I have lived my whole life living up to those standard bench mark which is set by a traditional society. Till i found myself seeing the world myself through those eyes. I was told to stay away from those rugged looking guys who cared more about their passion then being clean shaved or suit up all the time. But i always saw found them more charming and intriguing to discover, i wanted to know how they felt following their passion and not the life their parents or society dreams about. How they felt inside while men were told that crying making him less of a man. Or that girl with all the tattoos or piercing or smoking or drinking beer is immediately called out as a whore, surely easily available like she has no dreams yeah why would she, after all she is not acting or laughing like a girl from an educated and so called decent family.

This whole hypocritical thought process of people made me rebel more, made me sound like a bitch just because i found courage to stand up for my dreams. I chose my career over getting married at a young age of 24 or so and i chose to make an independent life for me rather than making babies and cooking for my husband. As if, the society hasn´t judged me enough and i then took this step to change my hairstyle and chose to break all the stereotypes because i chose comfort. Just because i found short hairs nice and comfortable and i almost shaved my one side of the head, i am no more the marriage material or pretty for god sake. My own people shrugged off as this hairstyle made me wander of me nothing but a bitch and all i could do was laugh. I don´t want to fight as i know who i am but i wonder about the society we live in. Why would i bring a daughter to live this life where she can´t even choose her own hairstyle or just a tattoo which she would like to have. 

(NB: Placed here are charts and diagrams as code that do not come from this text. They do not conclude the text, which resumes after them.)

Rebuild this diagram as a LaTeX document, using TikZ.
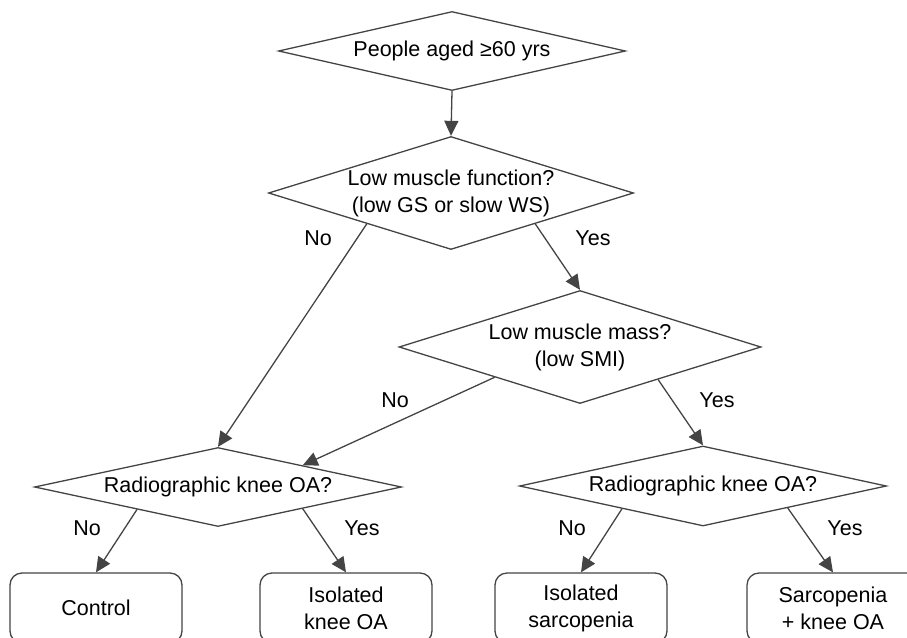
\documentclass[tikz,border=0pt]{standalone}
\usepackage{fontspec}
\setmainfont{Liberation Sans}
\usetikzlibrary{shapes.geometric,arrows.meta,calc}
\definecolor{linegray}{HTML}{444444}
\tikzset{
  every node/.style={font=\fontsize{21.5}{27}\selectfont},
  decision/.style={diamond, draw=linegray, line width=1.3pt, inner sep=0pt, align=center},
  outcome/.style={rectangle, rounded corners=12pt, draw=linegray, line width=1.3pt,
    minimum width=172pt, minimum height=70pt, align=center},
  flow/.style={draw=linegray, line width=1.3pt, -{Triangle[length=15pt,width=14pt]}}
}
\begin{document}
\begin{tikzpicture}[x=1pt,y=-1pt]
    \useasboundingbox (0,0) rectangle (907,637);
    \clip (0,0) rectangle (907,637);
    % decisions
    \node[decision, minimum width=347pt, minimum height=79pt, shape aspect=4.4] (aged) at (452,51) {People aged ≥60 yrs};
    \node[decision, minimum width=365pt, minimum height=113pt, shape aspect=3.2] (func) at (451,193) {Low muscle function?\\(low GS or slow WS)};
    \node[decision, minimum width=362pt, minimum height=113pt, shape aspect=3.2] (mass) at (580,347) {Low muscle mass?\\(low SMI)};
    \node[decision, minimum width=367pt, minimum height=79pt, shape aspect=4.6] (oaleft) at (218,487) {Radiographic knee OA?};
    \node[decision, minimum width=367pt, minimum height=80pt, shape aspect=4.6] (oaright) at (703,486) {Radiographic knee OA?};
    % outcomes
    \node[outcome] (control) at (96,608) {Control};
    \node[outcome] (kneeoa) at (346,608) {Isolated\\knee OA};
    \node[outcome] (sarco) at (581,608) {Isolated\\sarcopenia};
    \node[outcome] (both) at (833,608) {Sarcopenia\\+ knee OA};
    % connectors
    \draw[flow] (aged.south) -- (func.north);
    \draw[flow] ($(func.west)!0.54!(func.south)$) -- (oaleft.north);
    \draw[flow] ($(func.south)!0.46!(func.east)$) -- (mass.north);
    \draw[flow] ($(mass.west)!0.53!(mass.south)$) -- ($(oaleft.north)!0.46!(oaleft.east)$);
    \draw[flow] ($(mass.south)!0.43!(mass.east)$) -- (oaright.north);
    \draw[flow] ($(oaleft.west)!0.56!(oaleft.south)$) -- (control.north);
    \draw[flow] ($(oaleft.south)!0.46!(oaleft.east)$) -- (kneeoa.north);
    \draw[flow] ($(oaright.west)!0.56!(oaright.south)$) -- (sarco.north);
    \draw[flow] ($(oaright.south)!0.46!(oaright.east)$) -- (both.north);
    % labels
    \node (funcno) at (318,238) {No};
    \node (funcyes) at (593,238) {Yes};
    \node (massno) at (395,400) {No};
    \node (massyes) at (717,400) {Yes};
    \node (leftno) at (87,528) {No};
    \node (leftyes) at (362,528) {Yes};
    \node (rightno) at (572,528) {No};
    \node (rightyes) at (845,528) {Yes};
\end{tikzpicture}
\end{document}
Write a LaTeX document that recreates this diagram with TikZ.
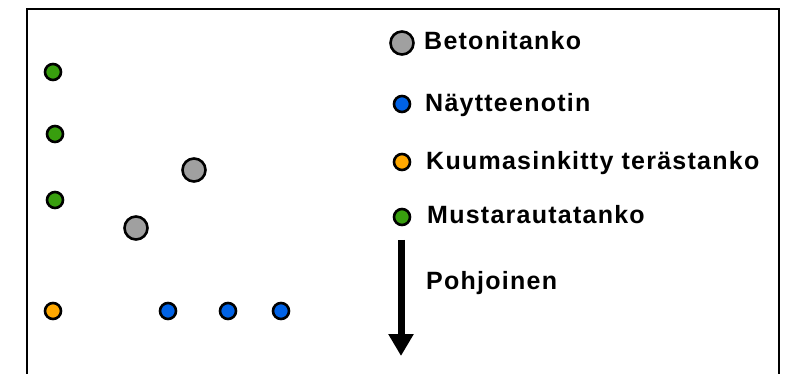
\documentclass[tikz,border=0pt]{standalone}
\usepackage{fontspec}
\newfontfamily\legendfont[LetterSpace=5]{Liberation Sans}
\usetikzlibrary{arrows.meta}
\definecolor{betoni}{RGB}{160,160,160}
\definecolor{nayte}{RGB}{0,98,230}
\definecolor{kuuma}{RGB}{255,168,0}
\definecolor{musta}{RGB}{56,158,14}

\begin{document}
\begin{tikzpicture}[x=1pt,y=-1pt,>={Triangle[width=24pt,length=22pt]},
  tanko/.style={circle,draw,line width=2.6pt,inner sep=0pt,minimum size=16pt},
  iso/.style={tanko,minimum size=23pt},
  lbl/.style={font=\legendfont\bfseries\fontsize{25}{30}\selectfont,anchor=base west,inner sep=0pt}]
  \useasboundingbox (0,0) rectangle (793,374);
  \draw[line width=2.8pt] (27,374) -- (27,9) -- (779,9) -- (779,374);

  % tangot
  \node[tanko,fill=musta]  (m1) at (53,72)  {};
  \node[tanko,fill=musta]  (m2) at (55,134) {};
  \node[tanko,fill=musta]  (m3) at (55,200) {};
  \node[iso,fill=betoni]   (b1) at (194,170){};
  \node[iso,fill=betoni]   (b2) at (136,228){};
  \node[tanko,fill=kuuma]  (k1) at (53,311) {};
  \node[tanko,fill=nayte]  (n1) at (168,311){};
  \node[tanko,fill=nayte]  (n2) at (228,311){};
  \node[tanko,fill=nayte]  (n3) at (281,311){};

  % selite
  \node[iso,fill=betoni]   (lb) at (402,43) {};
  \node[tanko,fill=nayte]  (ln) at (402,104){};
  \node[tanko,fill=kuuma]  (lk) at (402,162){};
  \node[tanko,fill=musta]  (lm) at (402,217){};
  \node[lbl] (tb) at (424,50)  {Betonitanko};
  \node[lbl] (tn) at (425,112) {Näytteenotin};
  \node[lbl] (tk) at (426,170) {Kuumasinkitty terästanko};
  \node[lbl] (tm) at (427,224) {Mustarautatanko};

  \coordinate (N1) at (401,240);
  \coordinate (N2) at (401,356);
  \draw[->,line width=7pt] (N1) -- (N2);
  \node[lbl] (tp) at (426,290) {Pohjoinen};
\end{tikzpicture}
\end{document}
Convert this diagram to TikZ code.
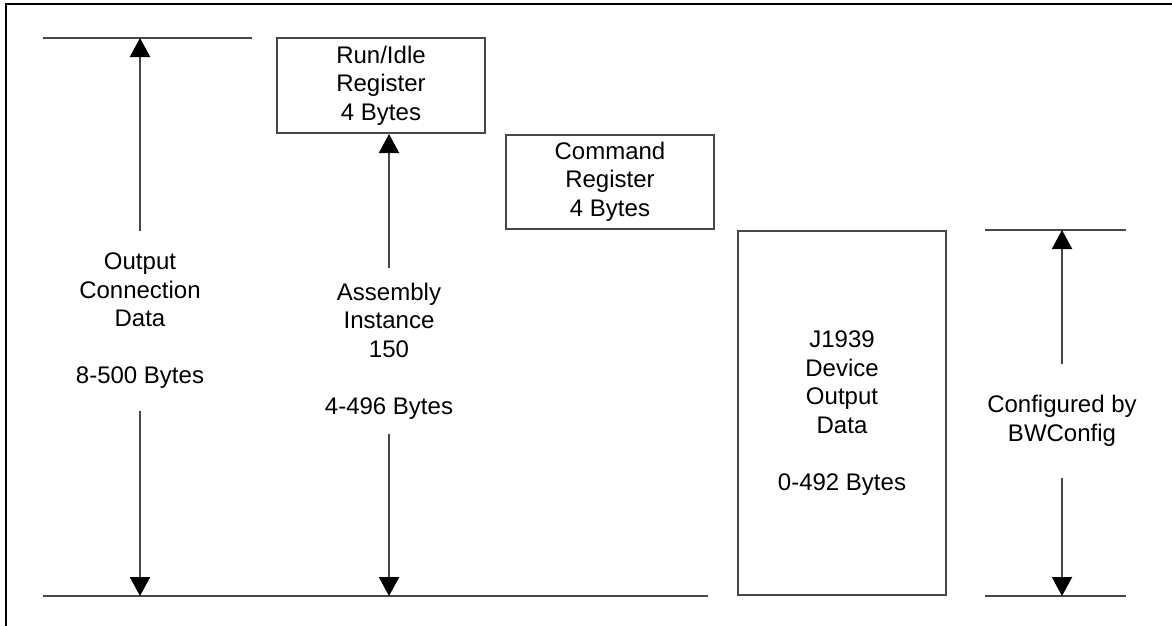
\documentclass[tikz,border=0pt]{standalone}
\usepackage{fontspec}
\setmainfont{Liberation Sans}
\usetikzlibrary{arrows.meta}
\definecolor{linegray}{RGB}{72,72,72}
\def\fs{\fontsize{24}{28.5}\selectfont}
\def\tip{Triangle[length=19pt,width=20pt,color=black,fill=black]}

\begin{document}
\begin{tikzpicture}[x=1pt,y=-1pt,
  box/.style={draw=linegray, line width=2pt, inner sep=0pt, align=center, font=\fs, minimum width=208pt},
  lbl/.style={inner xsep=0pt, align=center, font=\fs},
  rule/.style={draw=linegray, line width=2.2pt},
  dim/.style={draw=linegray, line width=2.2pt, -{\tip}}]
\useasboundingbox (0,0) rectangle (1172,625);

% frame
\draw[line width=2.5pt] (6,630) -- (6,4) -- (1180,4);

% boxes
\node[box, minimum height=95pt] (runidle) at (381,85.5) {Run/Idle\\Register\\4 Bytes};
\node[box, minimum height=94pt] (command) at (610,181.5) {Command\\Register\\4 Bytes};
\node[box, minimum height=364pt] (device) at (842,413) {J1939\\Device\\Output\\Data\\[28.5pt]0-492 Bytes};

% rules
\coordinate (topL) at (43,38);
\coordinate (botL) at (43,596);
\coordinate (topR) at (985,230);
\coordinate (botR) at (985,596);
\draw[rule] (topL) -- (252,38);
\draw[rule] (botL) -- (708,596);
\draw[rule] (topR) -- (1126,230);
\draw[rule] (botR) -- (1126,596);

% labels
\node[lbl, inner ysep=22pt] (outdata) at (140,321) {Output\\Connection\\Data\\[28.5pt]8-500 Bytes};
\node[lbl, inner ysep=15pt] (asm) at (389,351) {Assembly\\Instance\\150\\[28.5pt]4-496 Bytes};
\node[lbl, inner ysep=31pt] (cfg) at (1062,421) {Configured by\\BWConfig};

% arrows
\draw[dim] (outdata.north) -- (outdata.north |- topL);
\draw[dim] (outdata.south) -- (outdata.south |- botL);
\draw[dim] (asm.north) -- (asm.north |- runidle.south);
\draw[dim] (asm.south) -- (asm.south |- botL);
\draw[dim] (cfg.north) -- (cfg.north |- topR);
\draw[dim] (cfg.south) -- (cfg.south |- botR);
\end{tikzpicture}
\end{document}
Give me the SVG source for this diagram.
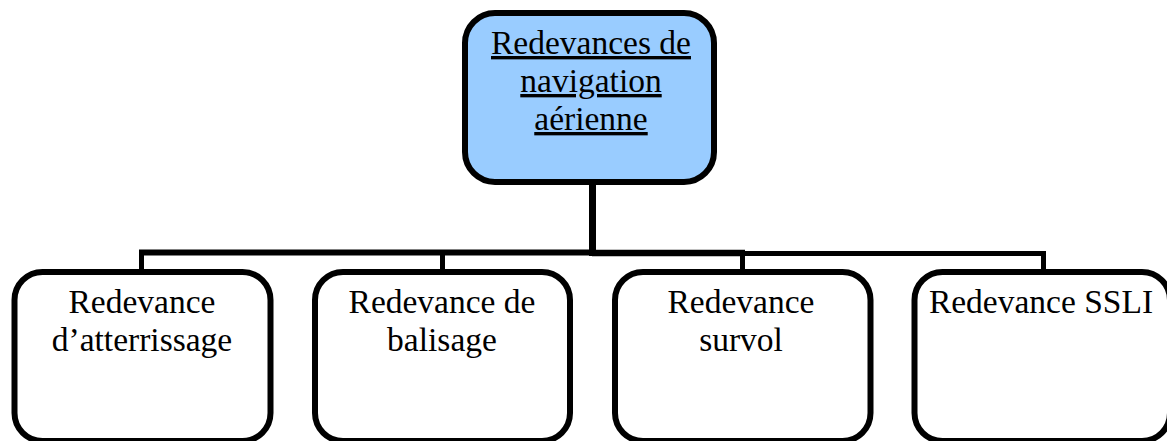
<svg xmlns="http://www.w3.org/2000/svg" width="1167" height="441" viewBox="0 0 1167 441">
  <style>
    .box { fill: #ffffff; stroke: #000000; stroke-width: 6; }
    .root { fill: #99ccff; stroke: #000000; stroke-width: 6; }
    .lbl { font-family: "Liberation Serif", "Times New Roman", serif; font-size: 33.5px; fill: #000000; text-anchor: middle; }
    .ul { text-decoration: underline; }
    .wire { stroke: #000000; fill: none; stroke-linecap: butt; }
  </style>

  <!-- tree connectors -->
  <g id="connectors" class="wire">
    <line x1="592.5" y1="184" x2="592.5" y2="256" stroke-width="7"/>
    <line x1="139" y1="252.5" x2="592" y2="252.5" stroke-width="6"/>
    <line x1="592" y1="253" x2="745" y2="253" stroke-width="6.5"/>
    <line x1="745" y1="253.5" x2="1046" y2="253.5" stroke-width="5"/>
    <line x1="141.5" y1="250" x2="141.5" y2="271" stroke-width="5"/>
    <line x1="442.5" y1="250" x2="442.5" y2="271" stroke-width="5"/>
    <line x1="742.5" y1="250" x2="742.5" y2="271" stroke-width="5"/>
    <line x1="1043.5" y1="251" x2="1043.5" y2="271" stroke-width="5"/>
  </g>

  <!-- root node -->
  <g id="node-root">
    <rect class="root" x="465" y="13" width="249" height="169" rx="30" ry="30"/>
    <text class="lbl ul" x="591" y="54">Redevances de</text>
    <text class="lbl ul" x="591" y="92">navigation</text>
    <text class="lbl ul" x="591" y="130">aérienne</text>
  </g>

  <!-- child nodes -->
  <g id="node-atterrissage">
    <rect class="box" x="14.5" y="272" width="256" height="169" rx="28" ry="28"/>
    <text class="lbl" x="142" y="313">Redevance</text>
    <text class="lbl" x="142" y="351">d’atterrissage</text>
  </g>

  <g id="node-balisage">
    <rect class="box" x="315" y="272" width="255" height="169" rx="28" ry="28"/>
    <text class="lbl" x="442" y="313">Redevance de</text>
    <text class="lbl" x="442" y="351">balisage</text>
  </g>

  <g id="node-survol">
    <rect class="box" x="615" y="272" width="255.5" height="169" rx="28" ry="28"/>
    <text class="lbl" x="741" y="313">Redevance</text>
    <text class="lbl" x="741" y="351">survol</text>
  </g>

  <g id="node-ssli">
    <rect class="box" x="914.5" y="272" width="255.5" height="169" rx="28" ry="28"/>
    <text class="lbl" x="1041" y="313">Redevance SSLI</text>
  </g>
</svg>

So, here i am, i drink or i smoke but i am not a whore, i believe in the romantic love stories and i will marry my dream man one day. When the day will come and i know i am ready, i might make babies but it has nothing to do with what society asks for. I will have 10 tattoos but it has nothing to do with my morality, while i still gave my seat in metro to that old man when that simple decent and shy looking girl sat there pretending she didn´t even saw his shaking legs. My bold decisions doesn´t make a bitch rather i am open to accept you and respect you for who you chose to be or your own personal choices for your life. Yes, i am not the marriage material for you, truth is you are not the one i will ever marry who had the courtesy to judge my whole existence on mere choice of hairstyle i have.